The app store—that staple of consumer tablets and smartphones—is making a transition to the business market. SAP and the University of Sydney are two organisations that have discovered security and other benefits to setting up internal app stores to manage software installed to their networks’ devices.
With employees increasingly wanting to bring consumer apps into the workplace, app stores are a tool enterprises can use to take control of the software downloaded and installed on company hardware, according to Telsyte analyst Rodney Gedda. Like BYOD, IT managers should not ignore the “bring your own application” trend, he said.
“If you have your own app store, you can control the environment,” Gedda said. Organisations can provide the apps that employees want, but have greater assurance that the apps installed are secure and integrate properly with their IT environment, he said.

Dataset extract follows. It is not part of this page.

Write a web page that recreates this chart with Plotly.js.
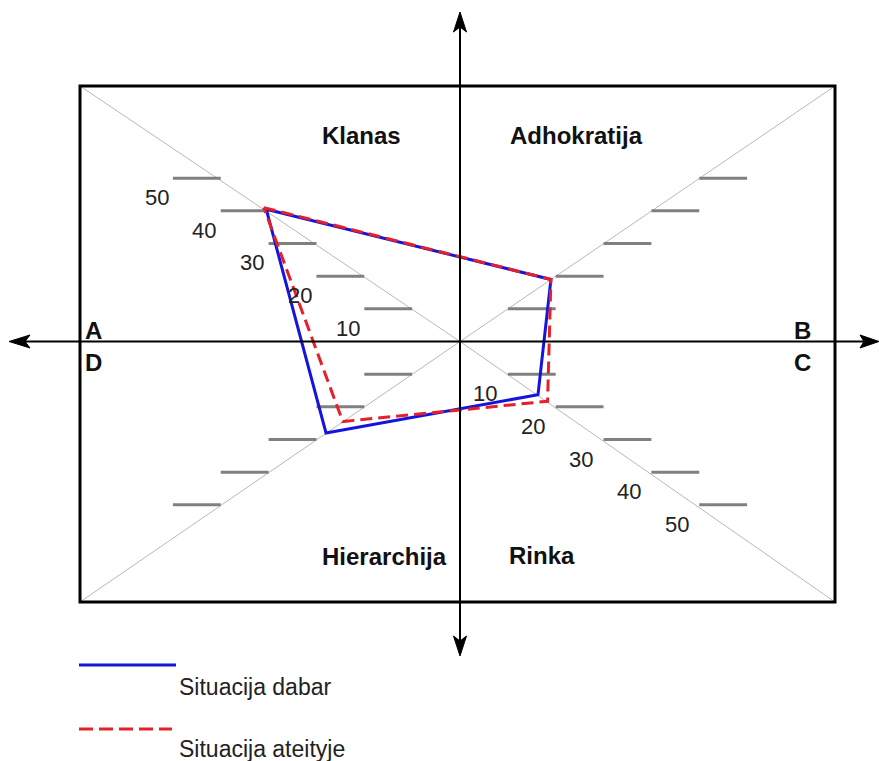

Properly managing an app store does require devoting resources, Gedda said. “It’s a trade-off between the complexity of managing that and the benefits you get to your organisation.” Even after the app store is set up, businesses need to “keep on top of the new apps that are coming out” and survey demand among users, he said.
SAP has developed an app store that uses mobile device management to push apps and updates to wireless devices. The store has about 110 apps -- developed by SAP, partners and third parties -- including apps that are available on public app stores like Apple iTunes or Android Marketplace. In addition to using the store for its own employees, SAP is trying to sell the concept to its enterprise customers.
The benefit of the app store is that it provides SAP control over what applications can be installed on mobile devices, said SAP head of mobile solutions, Andrew Fox. For example, SAP does not allow Dropbox but has a more secure internal app dubbed “SAP box” with the same functions, he said.
The store also gives SAP control over apps’ security settings, Fox said. Security is critical because “we run our business off mobile devices. Every one of our senior managers and executives has access to large amounts of corporate data” that are “incredibly sensitive.”